Controlled spin flow forming


A system and apparatus for roll forming to neck-in D&I cans ends and replace double necks and triple necks is disclosed. An externally disposed free roll is moved inward and axially against the outside wall of the open end of a trimmed can. A spring loaded interior support roller moves under the forming force of the free roll. This is a single operation where the can rotates and the free roll rotates such that a smooth conical necked end and flange are produced.

Inventors: Bressan; Renato J. (Crystal Lake, IL), Halasz; Andrew (Crystal Lake, IL), Maccherone; Lawrence S. (Severna Park, MD)
Assignee: American Can Company (Greenwich, CT)
Appl.
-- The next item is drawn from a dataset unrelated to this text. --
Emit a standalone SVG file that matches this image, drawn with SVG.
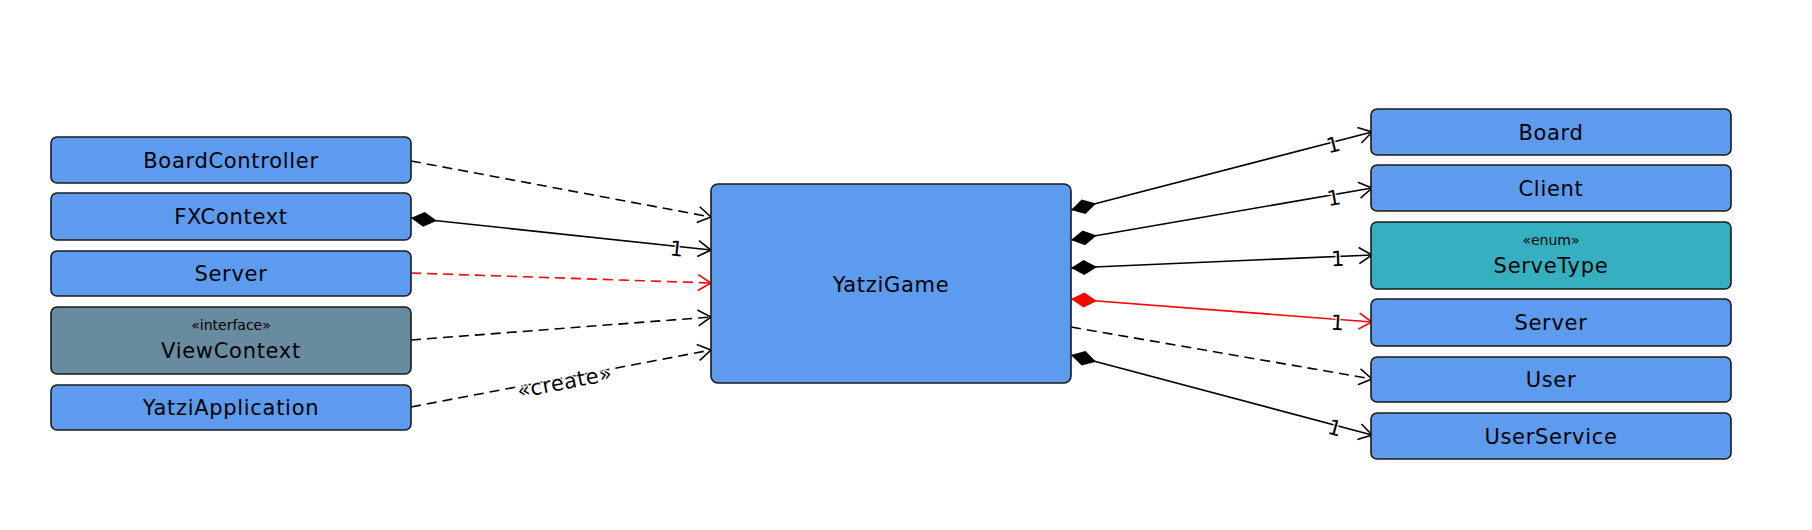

No.: 06/542,309
Filed: October 14, 1983

Current U.S. Class: 72/84 ; 72/105
Current International Class: B21D 17/04 (20060101); B21D 17/00 (20060101); B21D 51/26 (20060101); B21D 017/04 ()
Field of Search: 72/84,105,106,110

References Cited

U.S. Patent Documents
B223678 March 1976 Nixon et al.
2312225 February 1943 Wilkinson
4070888 January 1978 Gombas
4144732 March 1979 Franks et al.
Primary Examiner: Larson; Lowell A.
Attorney, Agent or Firm: Audet; Paul R. Kinzer; James B.


What we claim is:

1. An apparatus for holding and rotating a thin wall hollow cylindrical container about its axis whereby same is supported with a straight wall open end for receiving a spin flow forming tool to neck and flange that end comprising:

a holder for engaging the inside of the straight wall open end of the container being mounted for driven rotary motion about and axial motion along the axis of the container and having a resilient means located thereon to bias said holder along that axis and into the open end of the container,

a roller with a peripheral deforming nose positioned externally of the container and mounted upon a mandrel for free rotary and controlled radial movement toward and away from the sidewall of the container, said roller being biased for axial movement along its mandrel and said roller mandrel being located parallel to the axis of the container but external thereof,

a sleeve member within the container and supported on another axis positioned parallel to the axis of the container but offset therefrom a predetermined distance and said sleeve member supported for free rotary motion in a predefined fixed axial position inwardly of the container relative to said holder for engagement with the inside wall of the container open end and abutment with the inward face of said holder to define a plane therebetween near which the nose of said roller first contacts the straight wall open end for spin flow forming the contacted wall inwardly when said roller is moved toward said container axis against the straight wall and between said holder and said sleeve member, said sleeve member having a flat circumferential chamfer at its end opposed to the inward face of said holder and said roller having a peripheral flat surface and also having a sloped trailing surface opposed to said chamfer, said container having a portion of its open end supported by said holder so that said open end portion extends across said plane, and said roller being positioned opposite the portion of the container which extends across said plane, whereby during radial inward movement of the roller into said plane the biased holder forces the biased roller toward the axially fixed sleeve while the chamfer on the axially fixed sleeve cooperates with the opposed sloped surface of the roller to shape a cone on the can as the roller continues its radial inward movement as part of the necking operation performed on the can.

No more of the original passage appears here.